Bujumbura - Burundi's opposition on Tuesday condemned the arrest of one of its key leaders, claiming he had been “set up” in a sex and bribery scandal designed to block a challenge to the country's president.

Frederic Bamvuginyumvira, a former vice-president of Burundi and current deputy of the Front for Democracy in Burundi (Frodebu) party, was arrested on Thursday “while having sex... in a house of ill repute”, said senior Supreme Court official Emmanuel Rumbete.

Bamvuginyumvira, 52, is alleged to have then tried to bribe his way to freedom, while a woman, reportedly an old family friend in her fifties, was released.

But his party said his arrest was organised by President Pierre Nkurunziza, adding to political tensions in the small central African nation, torn in the past by civil war, rebellion and massacres.

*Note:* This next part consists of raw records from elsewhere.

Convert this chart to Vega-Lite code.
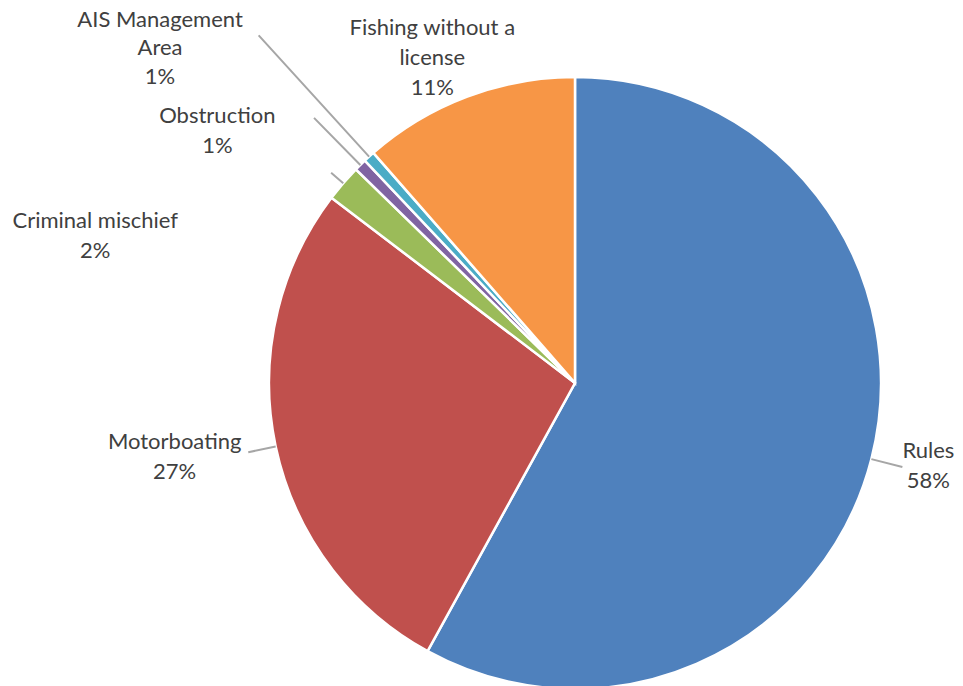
{
  "$schema": "https://vega.github.io/schema/vega-lite/v6.json",
  "width": 774,
  "height": 606,
  "autosize": {"type": "none"},
  "padding": {"left": 188, "top": 80, "right": 0, "bottom": 0},
  "background": "white",
  "config": {"view": {"stroke": null}},
  "data": {
    "values": [
      {"name": "Rules", "value": 58.0, "label": "Rules\n58%"},
      {"name": "Motorboating", "value": 27.35, "label": "Motorboating\n27%"},
      {"name": "Criminal mischief", "value": 1.95, "label": "Criminal mischief\n2%"},
      {"name": "Obstruction", "value": 0.65, "label": "Obstruction\n1%"},
      {"name": "AIS Management Area", "value": 0.6, "label": "AIS Management\nArea\n1%"},
      {"name": "Fishing without a license", "value": 11.45, "label": "Fishing without a\nlicense\n11%"}
    ]
  },
  "transform": [
    {"window": [{"op": "row_number", "as": "idx"}]},
    {"stack": "value", "groupby": [], "sort": [{"field": "idx", "order": "ascending"}], "as": ["start", "end"]},
    {"calculate": "(datum.start + datum.end) / 2", "as": "mid"}
  ],
  "layer": [
    {
      "mark": {"type": "arc", "outerRadius": 306, "stroke": "white", "strokeWidth": 2.5},
      "encoding": {
        "theta": {"field": "start", "type": "quantitative", "stack": null, "scale": {"domain": [0, 100]}},
        "theta2": {"field": "end"},
        "color": {
          "field": "name", "type": "nominal", "legend": null,
          "scale": {
            "domain": ["Rules", "Motorboating", "Criminal mischief", "Obstruction", "AIS Management Area", "Fishing without a license"],
            "range": ["#4F81BD", "#C0504D", "#9BBB59", "#8064A2", "#4BACC6", "#F79646"]
          }
        }
      }
    },
    {
      "transform": [{"filter": "datum.name === 'Rules'"}],
      "mark": {"type": "arc", "innerRadius": 306, "outerRadius": 338, "stroke": "#A6A6A6", "strokeWidth": 2, "fill": null},
      "encoding": {
        "theta": {"field": "mid", "type": "quantitative", "stack": null, "scale": {"domain": [0, 100]}},
        "theta2": {"field": "mid"}
      }
    },
    {
      "transform": [{"filter": "datum.name === 'Motorboating'"}],
      "mark": {"type": "arc", "innerRadius": 306, "outerRadius": 334, "stroke": "#A6A6A6", "strokeWidth": 2, "fill": null},
      "encoding": {
        "theta": {"field": "mid", "type": "quantitative", "stack": null, "scale": {"domain": [0, 100]}},
        "theta2": {"field": "mid"}
      }
    },
    {
      "transform": [{"filter": "datum.name === 'Obstruction'"}],
      "mark": {"type": "arc", "innerRadius": 306, "outerRadius": 372, "stroke": "#A6A6A6", "strokeWidth": 2, "fill": null},
      "encoding": {
        "theta": {"field": "mid", "type": "quantitative", "stack": null, "scale": {"domain": [0, 100]}},
        "theta2": {"field": "mid"}
      }
    },
    {
      "transform": [{"filter": "datum.name === 'AIS Management Area'"}],
      "mark": {"type": "arc", "innerRadius": 306, "outerRadius": 470, "stroke": "#A6A6A6", "strokeWidth": 2, "fill": null},
      "encoding": {
        "theta": {"field": "mid", "type": "quantitative", "stack": null, "scale": {"domain": [0, 100]}},
        "theta2": {"field": "mid"}
      }
    },
    {
      "transform": [{"filter": "datum.name === 'Criminal mischief'"}],
      "mark": {"type": "arc", "innerRadius": 306, "outerRadius": 322, "stroke": "#A6A6A6", "strokeWidth": 2, "fill": null},
      "encoding": {
        "theta": {"field": "mid", "type": "quantitative", "stack": null, "scale": {"domain": [0, 100]}},
        "theta2": {"field": "mid"}
      }
    },
    {
      "transform": [{"filter": "datum.name === 'Rules'"}],
      "mark": {"type": "text", "radius": 306, "dx": 57, "dy": -8, "align": "center", "baseline": "middle", "lineBreak": "\n", "lineHeight": 30, "font": "Lato", "fontSize": 22, "fill": "#404040"},
      "encoding": {
        "theta": {"field": "mid", "type": "quantitative", "stack": null, "scale": {"domain": [0, 100]}},
        "text": {"field": "label", "type": "nominal"}
      }
    },
    {
      "transform": [{"filter": "datum.name === 'Motorboating'"}],
      "mark": {"type": "text", "radius": 306, "dx": -101, "dy": -4, "align": "center", "baseline": "middle", "lineBreak": "\n", "lineHeight": 30, "font": "Lato", "fontSize": 22, "fill": "#404040"},
      "encoding": {
        "theta": {"field": "mid", "type": "quantitative", "stack": null, "scale": {"domain": [0, 100]}},
        "text": {"field": "label", "type": "nominal"}
      }
    },
    {
      "transform": [{"filter": "datum.name === 'Criminal mischief'"}],
      "mark": {"type": "text", "radius": 306, "dx": -248, "dy": 38, "align": "center", "baseline": "middle", "lineBreak": "\n", "lineHeight": 30, "font": "Lato", "fontSize": 22, "fill": "#404040"},
      "encoding": {
        "theta": {"field": "mid", "type": "quantitative", "stack": null, "scale": {"domain": [0, 100]}},
        "text": {"field": "label", "type": "nominal"}
      }
    },
    {
      "transform": [{"filter": "datum.name === 'Obstruction'"}],
      "mark": {"type": "text", "radius": 306, "dx": -143, "dy": -49, "align": "center", "baseline": "middle", "lineBreak": "\n", "lineHeight": 30, "font": "Lato", "fontSize": 22, "fill": "#404040"},
      "encoding": {
        "theta": {"field": "mid", "type": "quantitative", "stack": null, "scale": {"domain": [0, 100]}},
        "text": {"field": "label", "type": "nominal"}
      }
    },
    {
      "transform": [{"filter": "datum.name === 'AIS Management Area'"}],
      "mark": {"type": "text", "radius": 306, "dx": -209, "dy": -137, "align": "center", "baseline": "middle", "lineBreak": "\n", "lineHeight": 28.5, "font": "Lato", "fontSize": 22, "fill": "#404040"},
      "encoding": {
        "theta": {"field": "mid", "type": "quantitative", "stack": null, "scale": {"domain": [0, 100]}},
        "text": {"field": "label", "type": "nominal"}
      }
    },
    {
      "transform": [{"filter": "datum.name === 'Fishing without a license'"}],
      "mark": {"type": "text", "radius": 306, "dx": -35, "dy": -69, "align": "center", "baseline": "middle", "lineBreak": "\n", "lineHeight": 30, "font": "Lato", "fontSize": 22, "fill": "#404040"},
      "encoding": {
        "theta": {"field": "mid", "type": "quantitative", "stack": null, "scale": {"domain": [0, 100]}},
        "text": {"field": "label", "type": "nominal"}
      }
    }
  ]
}
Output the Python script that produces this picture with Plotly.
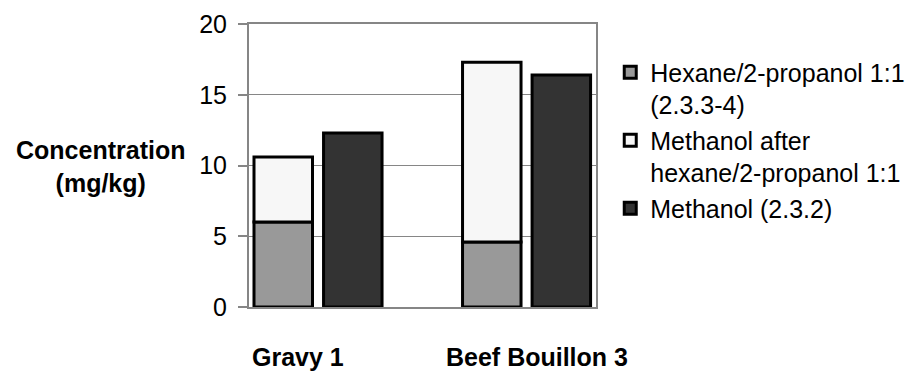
import plotly.graph_objects as go

categories = ["Gravy 1", "Beef Bouillon 3"]
hexane_propanol = [6.0, 4.6]
methanol_after = [4.6, 12.7]
methanol = [12.3, 16.4]
series_names = ["Hexane/2-propanol 1:1<br>(2.3.3-4)",
                "Methanol after<br>hexane/2-propanol 1:1",
                "Methanol (2.3.2)"]
y_ticks = [0, 5, 10, 15, 20]

FONT = "Liberation Sans, Arial, sans-serif"
BAR_W = 0.2805
line = dict(color="black", width=3)

fig = go.Figure()
fig.add_trace(go.Bar(x=categories, y=hexane_propanol, name=series_names[0],
                     marker=dict(color="#999999", line=line),
                     width=BAR_W, offset=-0.307))
fig.add_trace(go.Bar(x=categories, y=methanol_after, base=hexane_propanol,
                     name=series_names[1],
                     marker=dict(color="#f7f7f7", line=line),
                     width=BAR_W, offset=-0.307))
fig.add_trace(go.Bar(x=categories, y=methanol, name=series_names[2],
                     marker=dict(color="#333333", line=line),
                     width=BAR_W, offset=0.0265))

for cat, shift in zip(categories, [-20, 10]):
    fig.add_annotation(x=cat, xref="x", y=-0.177, yref="paper", text=f"<b>{cat}</b>",
                       showarrow=False, xshift=shift, yanchor="middle",
                       font=dict(family=FONT, size=25, color="black"))

fig.add_annotation(x=-0.429, xref="paper", y=0.498, yref="paper",
                   text="<b>Concentration<br>(mg/kg)</b>", showarrow=False,
                   xanchor="center", yanchor="middle", align="center",
                   font=dict(family=FONT, size=25, color="black"))

fig.update_layout(
    width=907, height=363,
    margin=dict(l=241, r=319, t=16, b=64, autoexpand=False),
    paper_bgcolor="white", plot_bgcolor="white",
    barmode="overlay",
    font=dict(family=FONT, size=24, color="black"),
    showlegend=True,
    legend=dict(xref="container", yref="container", x=0.664, y=0.886,
                xanchor="left", yanchor="top",
                font=dict(family=FONT, size=25, color="black"),
                valign="top", traceorder="normal",
                itemwidth=30, bgcolor="rgba(0,0,0,0)"),
    xaxis=dict(type="category", range=[-0.331, 1.333], showticklabels=False,
               showline=True, linecolor="#868686", linewidth=2, mirror=True,
               showgrid=False, ticks="", zeroline=False),
    yaxis=dict(range=[0, 20], tickvals=y_ticks, showline=True, linecolor="#868686",
               linewidth=2, mirror=True, showgrid=True, gridcolor="#868686",
               gridwidth=1, ticks="outside", ticklen=9, tickcolor="#868686",
               tickwidth=2, zeroline=False, ticklabelstandoff=6,
               tickfont=dict(family=FONT, size=25, color="black")),
)

fig.write_html("out.html")
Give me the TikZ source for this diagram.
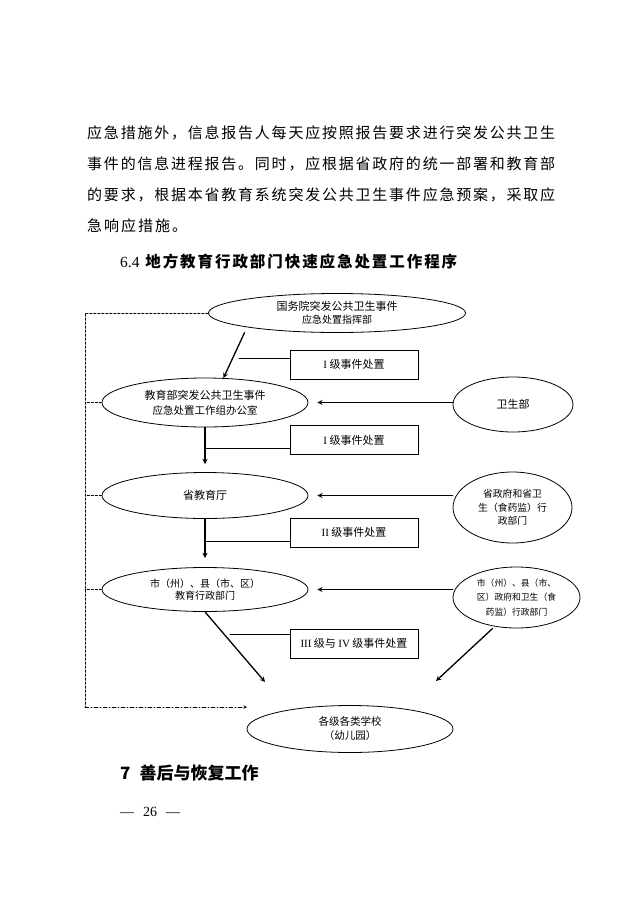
\documentclass[tikz,border=0pt]{standalone}
\usepackage{fontspec}
\setmainfont{Liberation Serif}
\newfontfamily\cjk{Noto Sans CJK SC}
\usetikzlibrary{shapes.geometric}

% spread the characters of a line over a given width
\ExplSyntaxOn
\NewDocumentCommand\spreadline{mm}{\makebox[#1][s]{\tl_map_inline:nn{#2}{##1\hfil}\unskip}}
\ExplSyntaxOff

\def\lx{205}  % centre line of the left column
\def\bx{354}  % centre line of the boxes
\def\dx{85}   % dashed line on the left

\begin{document}
\begin{tikzpicture}[x=1pt, y=-1pt, >=stealth, line cap=round,
    ell/.style={ellipse, draw, line width=0.8pt, inner sep=0pt, align=center,
                font=\cjk\fontsize{11}{13}\selectfont},
    lvbox/.style={rectangle, draw, line width=0.9pt, minimum width=128pt,
                minimum height=29pt, inner sep=0pt,
                font=\cjk\fontsize{11}{13}\selectfont},
    arr/.style={->, line width=1.3pt},
    link/.style={line width=0.9pt},
    dsh/.style={line width=0.5pt, dash pattern=on 2.5pt off 1.5pt},
    dshdot/.style={line width=0.6pt, dash pattern=on 4pt off 2pt on 1pt off 2pt},
    txt/.style={anchor=west, inner sep=0pt, font=\cjk\fontsize{15}{18}\selectfont}
  ]
\useasboundingbox[fill=white] (0,0) rectangle (636,900);

% running text
\node[txt] (p1) at (87,133) {\spreadline{468pt}{应急措施外，信息报告人每天应按照报告要求进行突发公共卫生}};
\node[txt] (p2) at (87,164) {\spreadline{468pt}{事件的信息进程报告。同时，应根据省政府的统一部署和教育部}};
\node[txt] (p3) at (87,195) {\spreadline{468pt}{的要求，根据本省教育系统突发公共卫生事件应急预案，采取应}};
\node[txt] (p4) at (87,226) {\spreadline{100pt}{急响应措施。}};
\node[txt, font=\cjk\bfseries\fontsize{15.5}{18}\selectfont] (h64) at (120,262)
    {\spreadline{337pt}{{{\rmfamily\mdseries 6.4\ }}地方教育行政部门快速应急处置工作程序}};

% ellipses
\node[ell, minimum width=257pt, minimum height=39pt] (gwy) at (337,313)
    {国务院突发公共卫生事件\\{\fontsize{10}{12}\selectfont 应急处置指挥部}};
\node[ell, minimum width=206pt, minimum height=49pt] (jyb) at (\lx,402.5)
    {教育部突发公共卫生事件\\[2pt]{\fontsize{10.5}{12}\selectfont 应急处置工作组办公室}};
\node[ell, minimum width=206pt, minimum height=46pt] (sjt) at (\lx,495.5) {省教育厅};
\node[ell, minimum width=206pt, minimum height=44pt,
      font=\cjk\fontsize{10}{12}\selectfont] (sxj) at (\lx,589.5)
    {市（州）、县（市、区）\\教育行政部门};
\node[ell, minimum width=206pt, minimum height=47pt,
      font=\cjk\fontsize{10.5}{14}\selectfont] (xx) at (350,729)
    {各级各类学校\\（幼儿园）};

\node[ell, minimum width=120pt, minimum height=55pt] (wsb) at (513,404.5) {卫生部};
\node[ell, minimum width=119pt, minimum height=71pt,
      font=\cjk\fontsize{9.8}{13.5}\selectfont] (szf) at (512.5,507.5)
    {省政府和省卫\\生（食药监）行\\政部门};
\node[ell, minimum width=127pt, minimum height=61pt,
      font=\cjk\fontsize{8.8}{14.5}\selectfont] (sxzf) at (516.5,597.5)
    {市（州）、县（市、\\区）政府和卫生（食\\药监）行政部门};

% boxes
\node[lvbox] (b1) at (\bx,364.5) {{\rmfamily I} 级事件处置};
\node[lvbox] (b2) at (\bx,440) {{\rmfamily I} 级事件处置};
\node[lvbox] (b3) at (\bx,532.8) {{\rmfamily II} 级事件处置};
\node[lvbox] (b4) at (\bx,643.5) {{\rmfamily III} 级与 {\rmfamily IV} 级事件处置};

\coordinate (t2) at (\lx,464);
\coordinate (t3) at (\lx,558);
\coordinate (tl) at (265,682);
\coordinate (tr) at (436,681);
\coordinate (k1) at (239,358.7);
\coordinate (k2) at (\lx,448.3);
\coordinate (k3) at (\lx,541.7);
\coordinate (k4) at (230,634);
\coordinate (ctl) at (\dx,313);
\coordinate (cbl) at (\dx,707);
\coordinate (tb) at (247,707);

% arrows
\draw[arr, shorten <=6pt] (gwy.189) -- (jyb.53);
\draw[arr] (jyb.south) -- (t2);
\draw[arr] (sjt.south) -- (t3);
\draw[arr] (sxj.south) -- (tl);
\draw[arr, shorten <=3pt] (sxzf.233) -- (tr);
\foreach \s/\e in {wsb/jyb, szf/sjt, sxzf/sxj}{
  \coordinate (r) at ([xshift=9pt]\e.east);
  \draw[arr] (\s.west |- \e.east) -- (r);
}
\foreach \i in {1,...,4}
  \draw[link] (k\i) -- (k\i -| b\i.west);

% dashed line on the left
\draw[dsh] (gwy.west) -- (ctl) -- (cbl);
\foreach \e in {jyb,sjt,sxj}
  \draw[dsh] (\e.west) -- (\e.west -| ctl);
\draw[dshdot, ->] (cbl) -- (tb);

\node[txt, font=\cjk\bfseries\fontsize{17}{20}\selectfont] (h7) at (120,773)
    {\spreadline{135pt}{{{7\hspace{9pt}}}善后与恢复工作}};
\node[txt, font=\fontsize{14}{16}\selectfont] (pg) at (120,812)
    {\makebox[60pt][s]{— 26 —}};
\end{tikzpicture}
\end{document}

“This is outrageous,” said Frodebu president Leonce Ngendakumana. “We are witnessing a shameless and growing campaign orchestrated by Pierre Nkurunziza to remove a man known for his integrity, and who could pose a threat in the general election in 2015.”

Bamvuginyumvira, a highly respected leader with a reputation for being tough on graft, was Burundi's vice president from 1998 to 2001, and is touted as one of the most serious potential opposition presidential candidates for 2015.

According to eyewitness accounts, Bamvuginyumvira was arrested while riding in a car in the centre of the capital Bujumbura.

One of his lawyers, Fabien Segatwa, criticised the lack of evidence against him, as well as condemning his treatment in prison, where he said the politician was “forced to sleep on the floor” without a mattress or blankets.

“He was first prosecuted for adultery, but that charge was quickly abandoned because it requires a complaint from his wife,” Segatwa said, adding that police also considered charges of rebellion and incitement to debauchery.

Frodebu won the 1993 general elections, bringing to power the country's first elected president Melchior Ndadaye.

Ndadaye was assassinated a few months later, triggering a brutal civil war that ended in 2006.

Like other opposition groups Frodebu boycotted legislative elections in 2010.